Additionally you can export and upload the reviews you just entered, so that you have them stored on your device. To upload the reviews, make sure the file is formatted as a two-column .csv
Step 2: define the search context
In this step you can define the situative context of the recommendations you would like to see, following your current information needs.
There are several modes for that available in the demo ("How to make a prediction" dropdown):
- By query: you can enter a textual query, specifying what you are looking for.
The query will be used to retrieve the 100 top matching books, using BM25 algorithm. These candidate books will then be reranked using the reader's profile.

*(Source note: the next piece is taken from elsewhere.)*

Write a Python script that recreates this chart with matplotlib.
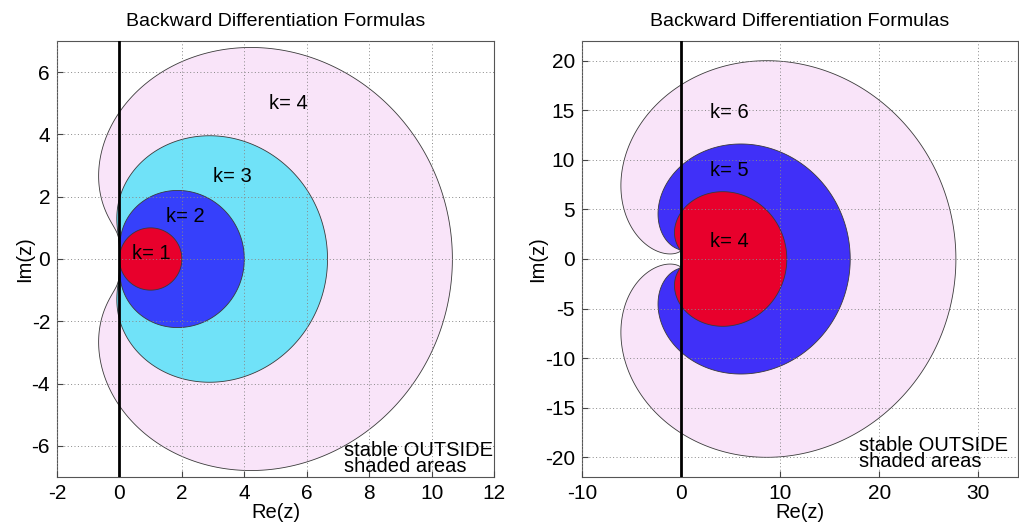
import numpy as np
import matplotlib
matplotlib.use("Agg")
import matplotlib.pyplot as plt

plt.rcParams['font.family'] = ['Liberation Sans', 'DejaVu Sans']
plt.rcParams['axes.unicode_minus'] = False

# Data: BDF orders shown in each panel (drawn largest first), colours, label positions
left_orders = [4, 3, 2, 1]
left_colors = ['#f9e4f9', '#70e2f8', '#3640fb', '#e8002c']
left_label_x = [4.8, 3.0, 1.5, 0.4]
left_label_y = [5.0, 2.65, 1.35, 0.17]

right_orders = [6, 5, 4]
right_colors = ['#f9e4f9', '#4030f8', '#e8002c']
right_label_x = [2.9, 2.9, 2.9]
right_label_y = [14.8, 8.9, 1.8]

title = 'Backward Differentiation Formulas'
left_xticks = [-2, 0, 2, 4, 6, 8, 10, 12]
left_yticks = [-6, -4, -2, 0, 2, 4, 6]
right_xticks = [-10, 0, 10, 20, 30]
right_yticks = [-20, -15, -10, -5, 0, 5, 10, 15, 20]


def bdf_boundary(k, n=2000):
    theta = np.linspace(0, 2 * np.pi, n)
    w = 1 - np.exp(-1j * theta)
    z = sum(w ** j / j for j in range(1, k + 1))
    return z.real, z.imag


fig = plt.figure(figsize=(10.2, 5.29), dpi=100)
W, H = 1020, 529
ax1 = fig.add_axes([57 / W, 1 - 477 / H, 437 / W, 436 / H])
ax2 = fig.add_axes([582 / W, 1 - 477 / H, 436 / W, 436 / H])


def draw(ax, orders, colors, lx, ly, xlim, ylim, xticks, yticks, note_xy):
    for k, c in zip(orders, colors):
        re, im = bdf_boundary(k)
        ax.fill(re, im, facecolor=c, edgecolor='#3a3a3a', linewidth=0.6, zorder=2)
    for k, x, y in zip(orders, lx, ly):
        ax.text(x, y, f'k= {k}', fontsize=14.5, ha='left', va='center', zorder=5)
    ax.axvline(0, color='black', linewidth=2, zorder=4)
    ax.set_xlim(*xlim)
    ax.set_ylim(*ylim)
    ax.set_xticks(xticks)
    ax.set_yticks(yticks)
    ax.grid(True, linestyle=(0, (1, 2.5)), color='#888888', linewidth=0.7, zorder=3)
    ax.set_axisbelow(False)
    ax.tick_params(direction='in', length=4, labelsize=15, color='#444444', pad=5)
    for s in ax.spines.values():
        s.set_color('#555555')
        s.set_linewidth(0.8)
    ax.set_title(title, fontsize=14, pad=11)
    ax.set_xlabel('Re(z)', fontsize=14.5, labelpad=0)
    ax.set_ylabel('Im(z)', fontsize=14.5, labelpad=-2)
    ax.text(note_xy[0], note_xy[1], 'stable OUTSIDE\nshaded areas', fontsize=14.5,
            ha='left', va='top', linespacing=0.8, zorder=5)


draw(ax1, left_orders, left_colors, left_label_x, left_label_y,
     (-2, 12), (-7, 7), left_xticks, left_yticks, (7.2, -5.85))
draw(ax2, right_orders, right_colors, right_label_x, right_label_y,
     (-10, 34), (-22, 22), right_xticks, right_yticks, (18.0, -17.9))

fig.savefig('out.png', dpi=100)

- By item: select an existing book from the collection, to get the recommendations similar to the selected one.
To pre-select similar items for reranking, the selected item's title, genres and description will be used in BM25 similarity search.
- By genre: select a genre, so that the initial pool of candidates for reranking will only have the books from this genre.
There also two context-free modes:
- By profile: the reader's profile is used in BM25, to select the candidates based on pure term matching, and afterwards they are reranked with the neural model.
- All items: all items are ranked to get personalized recommendations (this mode is useful on the front page of the website, to kick-start reader's exploration).
Finally, select the pretrained recommender model that you are going to use ("select a model" dropdown). They differ in the profile selection methods they were trained on (consequently they have same names).
We generally recommend selecting the same prediction model as the selected profile creation method.
After all that you can finally press the button PREDICT and get your recommendations!
Investigating recommendations
The results that you get consist of two parts.
First, we show the saliency of profile input terms, that were guiding the model's prediction. The show them with colors, where the darker words are more important.
You can also hover over the words to see the exact normalized weight given by the model.
The main result is a list of recommended books, each with image, title, categories and description. You can click on the tile with the book to get to the page of the item on the original website (Goodreads/Amazon).
Alongside, we show the scores from the recommender model and the book's rank (the list is already sorted by rank).
In cases where BM-25 contextualized recommendations were used, we also show the book's rank according to BM-25. This can give you an insight, how using the profile text can influence the ranking.
Background
We use two-tower BERT as a backbone recommendation model; we fine-tune it end-to-end on the text-rich data from our datasets (for more details on the dataset, press "Dataset statistics" button).